The Politics of Fire
Nov 2nd, 2007 at 1:31 pm by Susie
Back in 1998, in his book Ecology of Fear, Mike Davis wrote everything about the Southern California “fire coast” that you’d ever need to know, if you didn’t want to be surprised by the raging Santa Ana-driven wildfires of 2003 or 2007. Even then, the periodic firestorms were becoming ever more “apocalyptic” and, even then, “the essential land-use issue, the rampant, uncontrolled proliferation of fire-belt suburbs” was being ignored in a post-fire search for “arsonists.”
In his first significant writing on the subject since the firestorms of this month practically ate San Diego County, he begins with a recent ceremony in which “500 wealthy business people and Republican Party donors raised their champagne glasses to salute ‘Mr. San Diego,’ Pete Wilson, as he unveiled a bronze statue of himself in downtown’s Horton Plaza.” Looking back on the history of San Diego’s mayor and later California’s governor, Davis wryly comments: “I think we should simply chisel the word ‘arsonist’ in large letters at the base of the Bronze Pete.”
He then explains just why the kind of “developer power” Wilson institutionalized ensured that future Santa Anas would have all the tinder they needed to roar through the county. Wilson’s legacy, Davis writes, is being carried on even now — as “the business community openly gloats over the coming reconstruction boom and the revival of a building industry badly shaken by the mortgage crisis.”

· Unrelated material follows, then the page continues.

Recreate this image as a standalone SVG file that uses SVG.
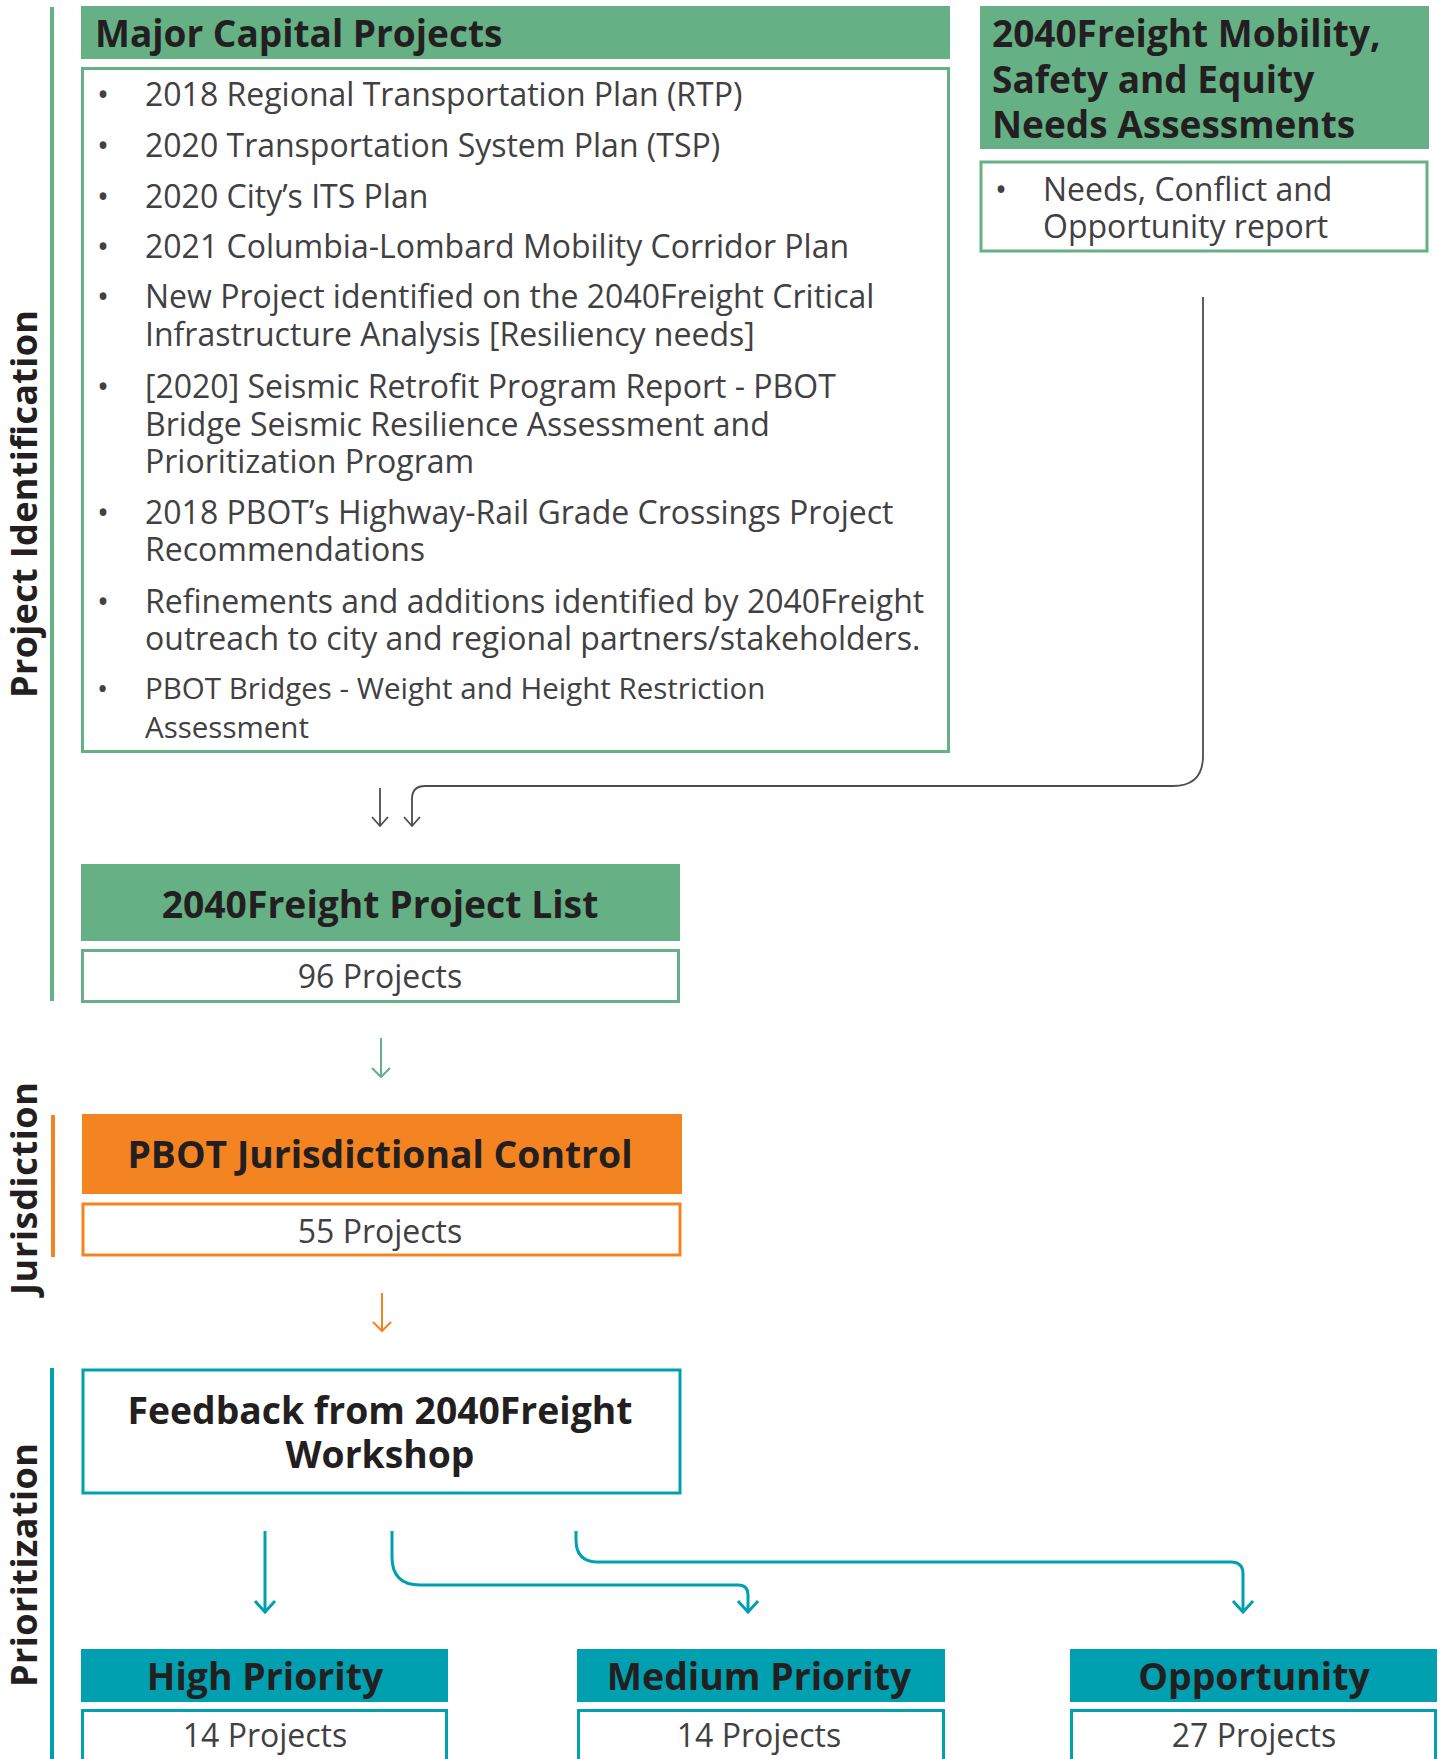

Davis describes the latest in planning this way: “More recently, on the very eve of the new firestorms, county supervisors endorsed a so-called ’shelter in place’ strategy that will permit developers to build in the rugged, high fire-risk backcountry without having to provide the secondary roads needed to ensure safe evacuation. Instead residents would be encouraged to stay in their “fire resistant” homes while fire-fighters defended the perimeter of their cul-de-sac. As scores of fire experts and survivors have pointed out in angry op-ed columns and blogs, this is a lunatic, if not homicidal scheme, that elevates developers’ bottom-lines over human life. Those who have actually confronted 100-foot-high firestorms, driven by hurricane-velocity winds, know that the developer slogan — ‘It’s not where you build, but how you build’ — is a deadly deception.”